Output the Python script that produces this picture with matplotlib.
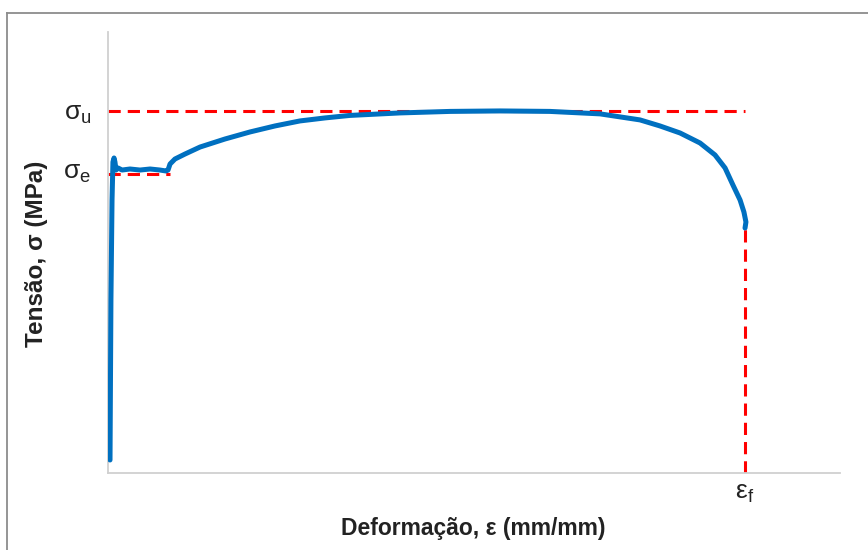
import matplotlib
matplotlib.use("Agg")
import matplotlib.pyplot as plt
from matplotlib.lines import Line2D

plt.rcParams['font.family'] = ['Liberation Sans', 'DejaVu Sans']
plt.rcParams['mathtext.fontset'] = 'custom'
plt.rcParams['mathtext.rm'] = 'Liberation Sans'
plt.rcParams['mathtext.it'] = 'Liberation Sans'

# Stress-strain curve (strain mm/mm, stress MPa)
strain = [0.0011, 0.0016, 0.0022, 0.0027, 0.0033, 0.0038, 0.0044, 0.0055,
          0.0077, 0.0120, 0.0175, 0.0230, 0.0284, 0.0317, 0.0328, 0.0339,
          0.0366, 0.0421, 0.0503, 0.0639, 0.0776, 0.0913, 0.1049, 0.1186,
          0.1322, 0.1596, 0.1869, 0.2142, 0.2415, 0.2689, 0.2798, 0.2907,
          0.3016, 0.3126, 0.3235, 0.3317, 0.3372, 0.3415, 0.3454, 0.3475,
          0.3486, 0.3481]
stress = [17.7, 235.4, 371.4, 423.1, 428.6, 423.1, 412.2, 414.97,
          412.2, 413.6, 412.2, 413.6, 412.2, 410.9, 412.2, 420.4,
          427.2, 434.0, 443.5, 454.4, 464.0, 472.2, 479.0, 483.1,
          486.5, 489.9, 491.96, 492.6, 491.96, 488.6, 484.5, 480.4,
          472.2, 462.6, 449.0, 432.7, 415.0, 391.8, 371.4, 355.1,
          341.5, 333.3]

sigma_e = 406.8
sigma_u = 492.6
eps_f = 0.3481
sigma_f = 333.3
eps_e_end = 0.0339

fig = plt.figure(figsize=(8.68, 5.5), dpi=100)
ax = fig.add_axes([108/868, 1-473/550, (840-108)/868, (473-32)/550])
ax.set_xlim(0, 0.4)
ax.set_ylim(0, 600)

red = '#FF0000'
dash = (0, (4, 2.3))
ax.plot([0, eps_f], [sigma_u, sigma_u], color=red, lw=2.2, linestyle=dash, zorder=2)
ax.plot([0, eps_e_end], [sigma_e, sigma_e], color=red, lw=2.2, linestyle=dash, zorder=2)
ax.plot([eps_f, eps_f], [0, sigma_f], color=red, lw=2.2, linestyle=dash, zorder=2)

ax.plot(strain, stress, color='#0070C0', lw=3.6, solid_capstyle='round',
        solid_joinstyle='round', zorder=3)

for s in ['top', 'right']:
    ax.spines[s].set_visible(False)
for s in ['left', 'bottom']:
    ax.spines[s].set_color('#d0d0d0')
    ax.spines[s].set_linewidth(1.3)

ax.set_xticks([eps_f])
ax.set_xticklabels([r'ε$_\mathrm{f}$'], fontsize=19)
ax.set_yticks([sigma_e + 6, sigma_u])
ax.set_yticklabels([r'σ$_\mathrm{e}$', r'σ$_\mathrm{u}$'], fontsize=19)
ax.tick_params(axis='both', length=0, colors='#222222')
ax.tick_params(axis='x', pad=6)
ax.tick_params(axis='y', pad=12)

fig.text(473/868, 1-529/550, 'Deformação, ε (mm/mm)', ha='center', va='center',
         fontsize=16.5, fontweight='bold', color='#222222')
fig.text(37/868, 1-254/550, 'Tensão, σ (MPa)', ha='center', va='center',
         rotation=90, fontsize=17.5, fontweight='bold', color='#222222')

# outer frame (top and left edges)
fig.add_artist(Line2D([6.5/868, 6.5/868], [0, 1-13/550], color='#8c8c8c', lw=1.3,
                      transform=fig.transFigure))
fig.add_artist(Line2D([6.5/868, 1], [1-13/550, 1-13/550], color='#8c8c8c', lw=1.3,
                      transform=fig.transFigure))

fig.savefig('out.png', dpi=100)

┄┄┄┄┄┄┄┄┄┄

**Directions:**
Leave the pictures out and reproduce exactly the lines from the top of the listing above through the line with "plt.rcParams['mathtext.it'] = 'Liberation".

**Answer to this problem:**
Output the Python script that produces this picture with matplotlib.
import matplotlib
matplotlib.use("Agg")
import matplotlib.pyplot as plt
from matplotlib.lines import Line2D

plt.rcParams['font.family'] = ['Liberation Sans', 'DejaVu Sans']
plt.rcParams['mathtext.fontset'] = 'custom'
plt.rcParams['mathtext.rm'] = 'Liberation Sans'
plt.rcParams['mathtext.it'] = 'Liberation Sans'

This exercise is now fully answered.